Saturday 13 June 2015

Something new, something old, something blue, something blorrowed

The something new is that adventuregamers.com reviewed Leadlight Gamma.

Collectively, the something old, blue and blorrowed is that I've gathered up the first five proper text adventures I made (about 25 years ago), and the design notes I found for three of them, for my site Wade-Memoir. In chronological order they are:

Dungeon Of Death (1988)
Complex (1988)
The Sword Of Evil (1988) (with original notes)
Dark Arts (1990) (with original notes)
Demon's Keep (1990) (with original notes)

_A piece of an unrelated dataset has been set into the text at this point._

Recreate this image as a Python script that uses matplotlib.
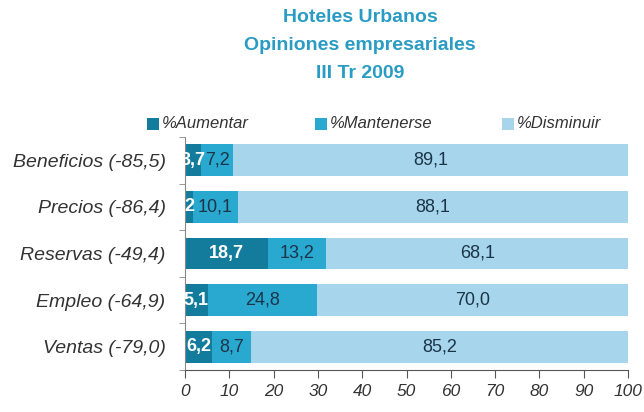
import matplotlib.pyplot as plt
import numpy as np
from matplotlib.patches import Rectangle

# datos
categorias = ["Beneficios (-85,5)", "Precios (-86,4)", "Reservas (-49,4)",
              "Empleo (-64,9)", "Ventas (-79,0)"]
aumentar = [3.7, 1.8, 18.7, 5.1, 6.2]
mantenerse = [7.2, 10.1, 13.2, 24.8, 8.7]
disminuir = [89.1, 88.1, 68.1, 70.0, 85.2]
etiq_aumentar = ["3,7", "2", "18,7", "5,1", "6,2"]
series = ["%Aumentar", "%Mantenerse", "%Disminuir"]
ticks_x = [0, 10, 20, 30, 40, 50, 60, 70, 80, 90, 100]

colores = ["#137c9d", "#2aa9d0", "#a7d5eb"]
azul_titulo = "#2a9cc4"
texto_osc = "#1b3448"

plt.rcParams['font.family'] = ['Liberation Sans', 'DejaVu Sans']

W, H = 644, 412
fig = plt.figure(figsize=(6.44, 4.12), dpi=100)
ax = fig.add_axes([185 / W, 42 / H, 443 / W, 233 / H])

y = np.arange(len(categorias))
alto = 0.68
ax.barh(y, aumentar, height=alto, color=colores[0])
ax.barh(y, mantenerse, left=aumentar, height=alto, color=colores[1])
izq3 = np.array(aumentar) + np.array(mantenerse)
ax.barh(y, disminuir, left=izq3, height=alto, color=colores[2])

# etiquetas de valores
for i in range(len(categorias)):
    ax.text(aumentar[i] / 2, y[i], etiq_aumentar[i], ha='center', va='center',
            fontsize=13, color='white', fontweight='bold', clip_on=True)
    ax.text(aumentar[i] + mantenerse[i] / 2, y[i], f"{mantenerse[i]:.1f}".replace('.', ','),
            ha='center', va='center', fontsize=13, color=texto_osc)
    ax.text(izq3[i] + disminuir[i] / 2, y[i], f"{disminuir[i]:.1f}".replace('.', ','),
            ha='center', va='center', fontsize=13, color=texto_osc)

ax.set_xlim(0, 100)
ax.set_ylim(len(categorias) - 0.5, -0.5)
ax.set_yticks(y)
ax.set_yticklabels(categorias, fontsize=14, style='italic', color='#333333')
ax.set_yticks(np.arange(-0.5, len(categorias), 1), minor=True)
ax.tick_params(axis='y', which='major', length=0, pad=14)
ax.tick_params(axis='y', which='minor', length=4, color='#888888')
ax.set_xticks(ticks_x)
ax.set_xticklabels([str(v) for v in ticks_x], fontsize=12.5, style='italic', color='#333333')
ax.tick_params(axis='x', length=6, color='#555555', pad=4)

for s in ['top', 'right']:
    ax.spines[s].set_visible(False)
ax.spines['left'].set_color('#888888')
ax.spines['bottom'].set_color('#555555')

# titulo
titulo = ["Hoteles Urbanos", "Opiniones empresariales", "III Tr 2009"]
for k, linea in enumerate(titulo):
    fig.text(360 / W, 1 - (18 + 28 * k) / H, linea, ha='center', va='center',
             fontsize=14, fontweight='bold', color=azul_titulo)

# leyenda
pos_ley = [147, 315, 502]
for c, nombre, px in zip(colores, series, pos_ley):
    fig.add_artist(Rectangle((px / W, 1 - 130 / H), 12 / W, 12 / H,
                             transform=fig.transFigure, facecolor=c, edgecolor='none'))
    fig.text((px + 15) / W, 1 - 124 / H, nombre, ha='left', va='center',
             fontsize=12, style='italic', color='#333333')

fig.savefig("out.png", dpi=100)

The book that got a 13-year-old me from approximating adventure games on the Apple II with a bunch of hectic GOTO statements to building BASIC programs that had real databases of verbs and nouns in them was Usborne's Write your own Adventure Programs for your Microcomputer; you can download a PDF of it from the linked page. The engine for the demo game in that book, Haunted House, became the starting engine for my games. I wrote five games with it, making things a bit better each time.

Today, I don't think Dungeon of Death or Complex are much good. They're just what got me started.

The Sword Of Evil is starting to get decent, though it still has no save/restore features.

Dark Arts and Demon's Keep are sufficiently respectable fantasy games of the two-word parser variety. Though Dark Arts still has too many empty rooms in it.

Today we have a wide variety of sophisticated and flexible systems available to help us make these games. We also have effectively unlimited RAM. While revisiting my old games is of personal interest for me, what I think may be of particular interest to folks who weren't around in that era is the demonstration of the amount of planning required to write games like this back then. The Usborne book told me to plan and list everything on paper before even touching the computer, so that's what I did. Have a look at my design notes for Dark Arts or Demon's Keep to see what I mean.

Demon's Keep was the last adventure I wrote from scratch for the Apple II. After that I switched to using the Eamon system, and went in for more RPG content and fewer puzzles.